Lo que pasa en Zamora con la identificación del románico con la piedra desnuda no es tan raro. El Partenón de Atenas también estaba pintado de colores que tapaban el mármol con el que ha pasado esta obra universal al mundo de la cultura y del turismo. Pero evidentemente y desde el punto de vista de los expertos en restauración, no debemos plantearnos una “reconstrucción” del pasado que, como decía, convierta el arte en un parque temático –algo en lo que insisto porque en Zamora sí hay quien defiende hacer eso con algunos elementos desaparecidos de nuestro paisaje artístico.

Entonces, ¿tenemos que resignarnos a que Zamora sea una ciudad con el corazón de piedra?

¡Pues claro que sí! Un corazón de piedra duradera que siga latiendo, pero que sea como la que decía Claudio Rodríguez de Zamora: “Esta piedra no es muda”. Que cuente todo lo ocurrido sin traicionar a su alma honesta.
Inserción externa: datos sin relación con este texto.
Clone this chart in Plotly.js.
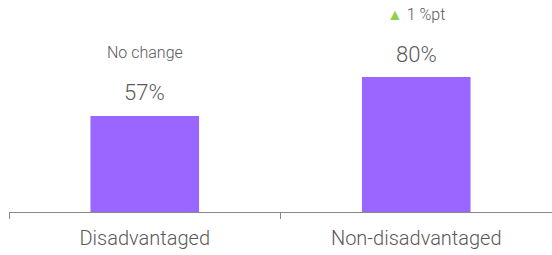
<!DOCTYPE html>
<html>
<head>
<meta charset="utf-8">
<script src="https://cdn.plot.ly/plotly-3.0.1.min.js"></script>
<style>html,body{margin:0;padding:0;background:#fff;}#chart{width:552px;height:255px;}</style>
</head>
<body>
<div id="chart"></div>
<script>
const categories = ['Disadvantaged', 'Non-disadvantaged'];
const values = [57, 80];
const valueLabels = ['57%', '80%'];
const changeLabels = ['No change', '<span style="color:#8fd14f">▲</span> 1 %pt'];

const font = 'Roboto, "Noto Sans", sans-serif';
const annotations = [];
categories.forEach((c, i) => {
  annotations.push({x: c, y: values[i], xref: 'x', yref: 'y', text: valueLabels[i], showarrow: false,
    yanchor: 'middle', yshift: 23, font: {family: font, size: 22, weight: 300, color: '#595959'}});
  annotations.push({x: c, y: values[i], xref: 'x', yref: 'y', text: changeLabels[i], showarrow: false,
    yanchor: 'middle', yshift: 63, font: {family: font, size: 16, weight: 300, color: '#595959'}});
});

Plotly.newPlot('chart', [{
  type: 'bar', x: categories, y: values, width: 0.4,
  marker: {color: '#9966ff'}, hoverinfo: 'none'
}], {
  width: 552, height: 255,
  margin: {l: 9, r: 0, t: 40, b: 43},
  paper_bgcolor: '#fff', plot_bgcolor: '#fff',
  showlegend: false,
  xaxis: {showline: true, linecolor: '#888', linewidth: 1, ticks: 'outside', tickson: 'boundaries',
    ticklen: 6, tickcolor: '#888', ticklabelstandoff: 8,
    tickfont: {family: font, size: 20, weight: 300, color: '#595959'}, showgrid: false},
  yaxis: {range: [0, 102], visible: false, showgrid: false, zeroline: false},
  annotations: annotations
}, {staticPlot: true});
</script>
</body>
</html>
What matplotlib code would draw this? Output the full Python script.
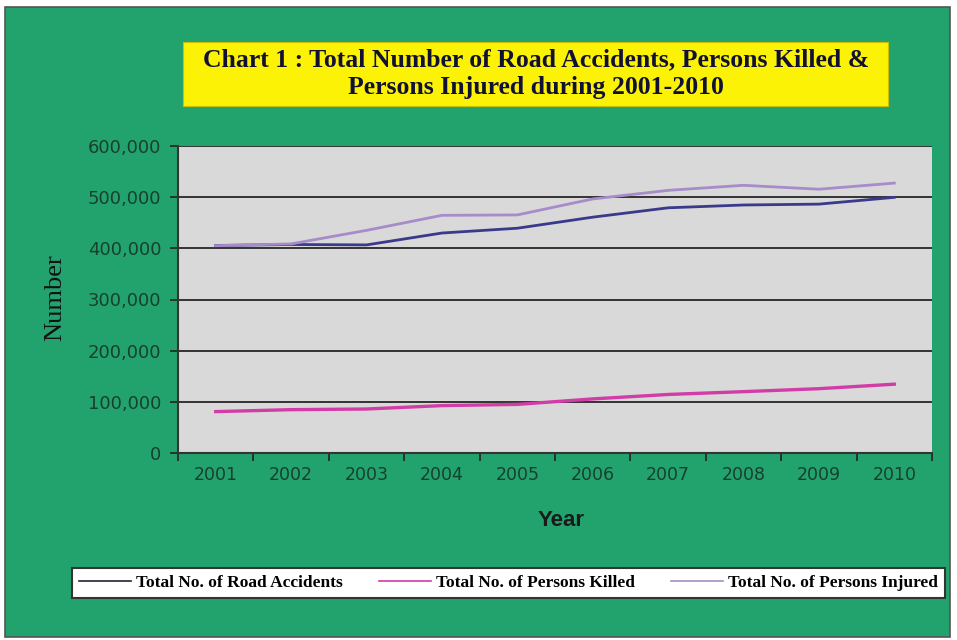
import matplotlib
matplotlib.use("Agg")
import matplotlib.pyplot as plt
from matplotlib.patches import Rectangle
from matplotlib.ticker import FuncFormatter, FixedLocator

years = ["2001", "2002", "2003", "2004", "2005", "2006", "2007", "2008", "2009", "2010"]
road_accidents = [405600, 407500, 406700, 429900, 439300, 460900, 479200, 484700, 486400, 499600]
persons_killed = [80900, 84700, 86000, 92600, 95000, 105700, 114400, 119900, 125700, 134500]
persons_injured = [405200, 408700, 435100, 464500, 465300, 496500, 513300, 523200, 515500, 527500]
series_names = ["Total No. of Road Accidents", "Total No. of Persons Killed", "Total No. of Persons Injured"]
yticks = [0, 100000, 200000, 300000, 400000, 500000, 600000]

W, H = 957, 640
GREEN = "#22a36e"
fig = plt.figure(figsize=(W / 100, H / 100), dpi=100, facecolor="white")

def fx(px):
    return px / W

def fy(py):
    return 1 - py / H

# green panel with frame
fig.patches.append(Rectangle((fx(5), fy(637)), fx(950) - fx(5), fy(7) - fy(637),
                             transform=fig.transFigure, facecolor=GREEN,
                             edgecolor="#555555", linewidth=1.2, zorder=-5))

# title box
fig.patches.append(Rectangle((fx(183), fy(106)), fx(888) - fx(183), fy(42) - fy(106),
                             transform=fig.transFigure, facecolor="#fbf206",
                             edgecolor="#c8c000", linewidth=0.8, zorder=-4))
fig.text(fx(536), fy(74), "Chart 1 : Total Number of Road Accidents, Persons Killed &\nPersons Injured during 2001-2010",
         ha="center", va="center", fontsize=18.5, fontweight="bold", family="Liberation Serif",
         color="#111133", linespacing=1.25, zorder=2)

ax = fig.add_axes([fx(178), fy(453), fx(932) - fx(178), fy(146) - fy(453)])
ax.set_zorder(3)
ax.set_facecolor("#d9d9d9")
x = list(range(len(years)))
l1, = ax.plot(x, road_accidents, color="#3a3a8c", lw=2.0, zorder=3)
l2, = ax.plot(x, persons_killed, color="#d23ca6", lw=2.4, zorder=3)
l3, = ax.plot(x, persons_injured, color="#a68cc8", lw=2.0, zorder=3)

ax.set_xlim(-0.5, len(years) - 0.5)
ax.set_ylim(0, 600000)
ax.xaxis.set_major_locator(FixedLocator([i - 0.5 for i in range(len(years) + 1)]))
ax.xaxis.set_minor_locator(FixedLocator(x))
ax.set_xticklabels([], minor=False)
ax.set_xticklabels(years, minor=True)
ax.tick_params(axis="x", which="major", length=6, width=1.2, color="#222222", direction="out")
ax.tick_params(axis="x", which="minor", length=0, pad=9, labelsize=12.5, labelcolor="#17402c")
ax.set_yticks(yticks)
ax.yaxis.set_major_formatter(FuncFormatter(lambda v, p: f"{int(v):,}"))
ax.tick_params(axis="y", length=6, width=1.2, color="#222222", pad=6, labelsize=13, labelcolor="#17402c")
for lab in ax.get_xticklabels(minor=True) + ax.get_yticklabels():
    lab.set_family("DejaVu Sans")

ax.grid(axis="y", color="#333333", lw=1.4, zorder=1)
ax.set_axisbelow(True)
for s in ["top", "right"]:
    ax.spines[s].set_visible(False)
ax.spines["left"].set_color("#333333")
ax.spines["left"].set_linewidth(1.5)
ax.spines["bottom"].set_color("#333333")
ax.spines["bottom"].set_linewidth(1.5)

fig.text(fx(55), fy(298), "Number", rotation=90, ha="center", va="center",
         fontsize=19, family="Liberation Serif", color="#111111")
fig.text(fx(561), fy(521), "Year", ha="center", va="center",
         fontsize=16, fontweight="bold", family="Liberation Sans", color="#1a1a1a")

leg = fig.legend([l1, l2, l3], series_names, ncol=3, loc="center",
                 bbox_to_anchor=(fx(72), fy(601), fx(945) - fx(72), fy(565) - fy(601)),
                 bbox_transform=fig.transFigure, mode="expand", frameon=True, fancybox=False,
                 framealpha=1.0,
                 prop={"family": "Liberation Serif", "weight": "bold", "size": 12.5},
                 handlelength=3.0, handletextpad=0.3, borderaxespad=0, columnspacing=1.5)
leg.set_zorder(5)
leg.get_frame().set_edgecolor("#333333")
leg.get_frame().set_linewidth(1.5)
leg.get_frame().set_facecolor("white")
leg.legend_handles[0].set_color("#222233")
for h in leg.legend_handles:
    h.set_linewidth(1.2)

fig.savefig("out.png", dpi=100, facecolor="white")
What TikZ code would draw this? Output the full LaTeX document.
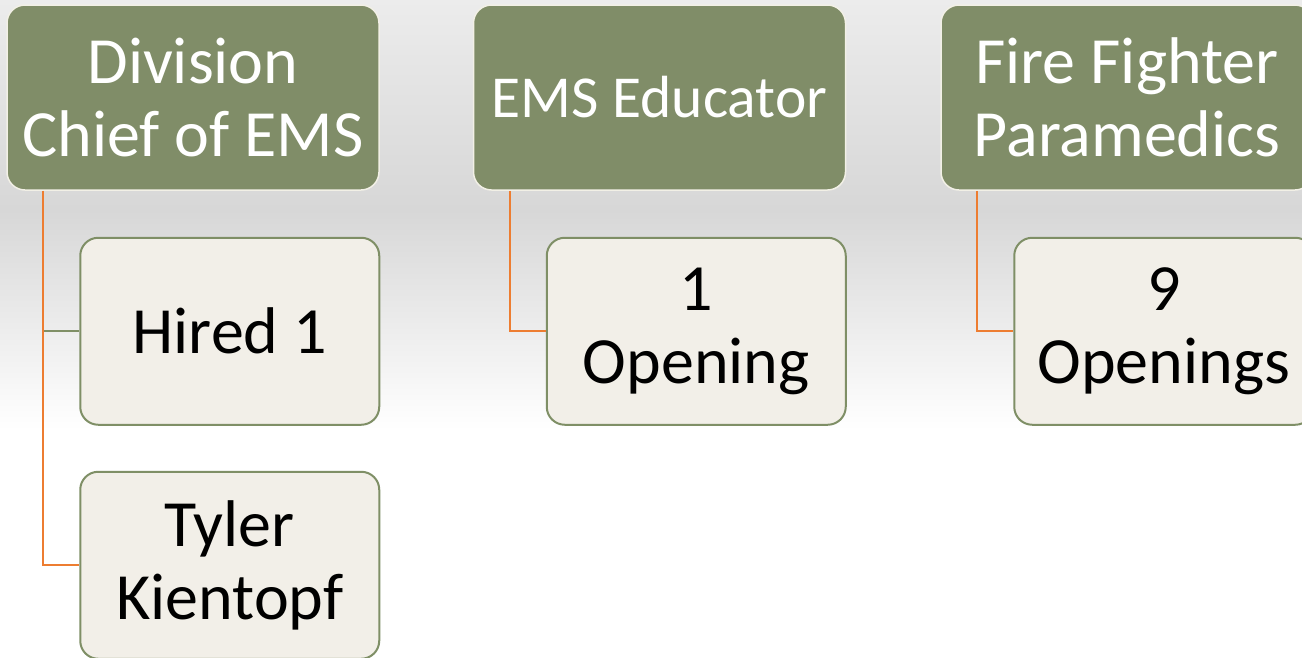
\documentclass[tikz,border=0pt]{standalone}
\usepackage{fontspec}
\setmainfont{Carlito}
\usetikzlibrary{positioning}
\definecolor{headgreen}{RGB}{128,141,104}
\definecolor{headline}{RGB}{242,240,230}
\definecolor{childfill}{RGB}{242,239,232}
\definecolor{childline}{RGB}{127,143,102}
\definecolor{linkorange}{RGB}{237,125,49}
\definecolor{bgtop}{RGB}{236,236,236}
\definecolor{bggray}{RGB}{215,215,215}
\newcommand{\orgfont}{\fontsize{66}{73}\selectfont}
\newcommand{\smallorgfont}{\fontsize{59.5}{66}\selectfont}
\tikzstyle{head} = [rectangle, rounded corners=18pt, minimum width=372pt, minimum height=185pt, inner sep=0pt, align=center, draw=headline, line width=1.5pt, fill=headgreen, text=white, font=\orgfont]
\tikzstyle{member} = [rectangle, rounded corners=18pt, minimum width=299pt, minimum height=187pt, inner sep=0pt, align=center, draw=childline, line width=2pt, fill=childfill, text=black, font=\orgfont]
\tikzstyle{link} = [line width=2pt, draw=linkorange]
\begin{document}
\begin{tikzpicture}[x=1pt, y=-1pt]
                \useasboundingbox (0,0) rectangle (1302,657);
                \clip (0,0) rectangle (1302,657);
                % background
                \fill [bgtop] (0,0) rectangle (1302,657);
                \shade [top color=bgtop, bottom color=bggray] (0,0) rectangle (1302,210);
                \shade [top color=bggray, bottom color=white] (0,210) rectangle (1302,430);
                \fill [white] (0,430) rectangle (1302,657);

                \node (chief) [head] at (193,97.5) {Division\\Chief of EMS};
                \node (educator) [head, font=\smallorgfont] at (659.5,97.5) {EMS Educator};
                \node (medics) [head] at (1127,97.5) {Fire Fighter\\Paramedics};

                \node (hired) [member, below right=46pt and 73pt of chief.south west] {Hired 1};
                \node (tyler) [member, below=45pt of hired] {Tyler\\Kientopf};
                \node (opening) [member, below right=46pt and 73pt of educator.south west] {1\\Opening};
                \node (openings) [member, below right=46pt and 73pt of medics.south west] {9\\Openings};

                \draw [link, draw=childline] ([xshift=37pt]chief.south west) |- (hired.west);
                \draw [link] ([xshift=37pt]chief.south west) |- (tyler.west);
                \draw [link] ([xshift=37pt]educator.south west) |- (opening.west);
                \draw [link] ([xshift=37pt]medics.south west) |- (openings.west);
            \end{tikzpicture}
\end{document}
Por eso desde hace años, los hijos e hijas de las piedras del románico han ido llenando de colores las paredes de la ciudad. Algunos, afortunadamente los menos, sobre la piedra para poner su nombre donde los artistas anónimos de las obras de arte románicas no firmaron para que fueran universales y de todos. La gran mayoría y con apoyo de la sociedad, para continuar con la labor artística y didáctica del románico zamorano: conocer la antigua Vía de la Plata que aún existe y no olvidar la reciente Ruta de la Plata del Ferrocarril que ha sido desmantelada, en Pinilla; homenajear a artistas con la reproducción de sus obras en las calles de San Lázaro; recordar a los escritores y escritoras zamoranas a la vez que la lucha ciudadana del Cuartel Viriato sostenida por la Escuela de sabiduría Popular, como la llamó García Calvo en el matadero, transformado en centro de educación y cultura; un poco más arriba, en San José Obrero, encontrarnos con otro luchador desde el campo y el pueblo, Bariego, y a Coomonte que donó su escultura; recordar el pasado del barrio que en los años sesenta acogió a tantos trabajadores que llegaban desde los pueblos, en los Bloques; homenajear también a nuestros pueblos, a los oficios en la Lana, y a las tradiciones en La Candelaria, que no se pierden porque alguien las sigue viviendo, y porque forman parte del color de la ciudad.

Y muchas más pinturas espontáneas que han llenado la ciudad de colores, como los que tuvo ese románico que se puede seguir considerando un símbolo de nuestra identidad: con un corazón de piedra sólida que no se derrumba, dulcificado con las pinturas de colores que nos hablan de nuestra historia, de nuestra gente, de nuestros valores, de nuestra vida.

Esa ciudad que todos llevamos dentro: “las piedras que nos fecundan”, “y la luz, y sobre todo el aire”.

Y la gente que puede transformar la ciudad y la sociedad donde vivo.